Unlike most of the post, which is speculative and links to theoretical modeles that are mostly nontestable, this is an empirical statement. If a database of football compensations is available, one could try to identify a relationship between team performance (which is easily measured) and compensation dispersion (which proxies well the orientation of management toward superstars or team players), controlling for average level of compensation.

There is a direct corrispondence to firms, of course. For firms, this empirical study (http://www.tandfonline.com/doi/abs/10.1080/00036840500142101?journalCode=raec20#.VLvQp0fF_-Q) contradicts your hypothesis. I would expect the results for sports teams more conclusive though, since a sport team is a simpler entity than a firm

Dave Timoney

Mind you, this could just be an example of Mourinho's eccentric English. What he might have meant is "I like my team more than my players do". They do look remarkably glum when interviewed.

chris

@ Giuseppe - this paper is relevant:
https://ideas.repec.org/p/hbs/wpaper/12-075.html
"high pay dispersion has a detrimental impact on team performance"

Donald

"think of England in the 00s."

Ahahahaha!

This is example of so many of the biases you (quite rightly) draw our attention to on here.

Group think, bubbles (a la Westminster), media driven hyper realities (see best league in world)... etc-and-so-on.

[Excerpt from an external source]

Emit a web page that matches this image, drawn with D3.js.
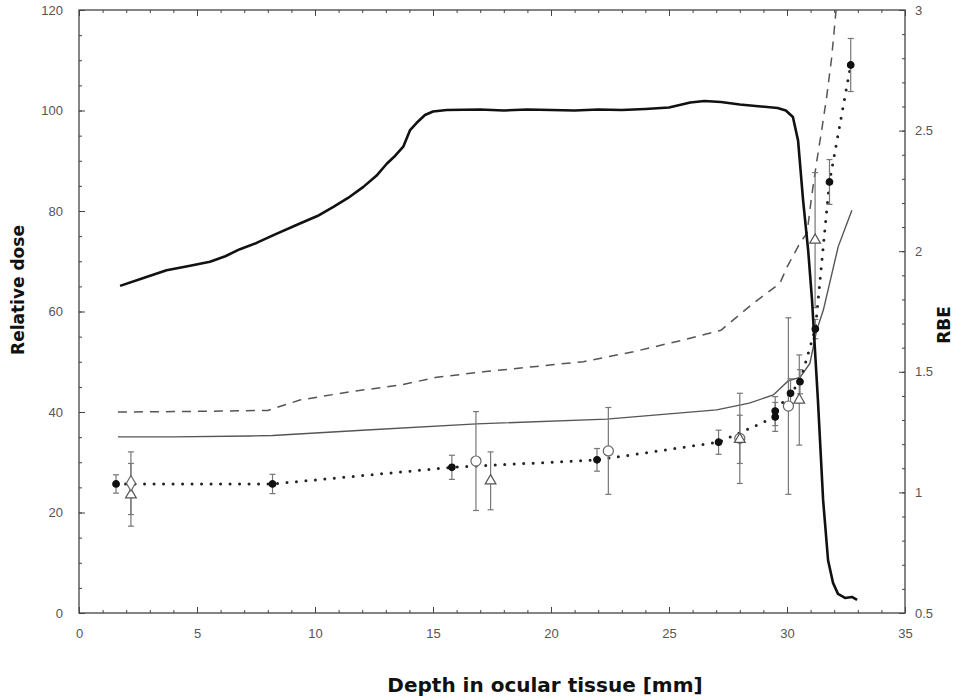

Lots of love, Scotland (at least we know we're shite)

rogerh

IMHO it take a lot of courage and maturity for a manager to seek a collective view and really involve the team. Not often seen and possibly inhibited by peer pressure from above. The necessary confidence and experience may only come long after the manager has moved up the ladder. Slow down the promotion of managers?

Giuseppe

Thanks for the link. There is enough literature out there to attempt a survey.
This is the link to the final version of the paper, btw:
http://www.ncbi.nlm.nih.gov/pubmed/25397615

Consider also this: http://papers.ssrn.com/sol3/papers.cfm?abstract_id=1710080

The results seem not very conclusive. Bucciol's et al for example find a negative dependency or a weak positive one depending on the definition of team; Franck and Nuesch find a U-shaped relationship. The paper I initially linked to finds a positive relationship. The only point in common among all papers is that the relationship is not very strong.

I would not state as a given that "The most successful football managers have a collectivist mentality". I believe that there are important and non-quantifiable aspects related to culture that are not modeled.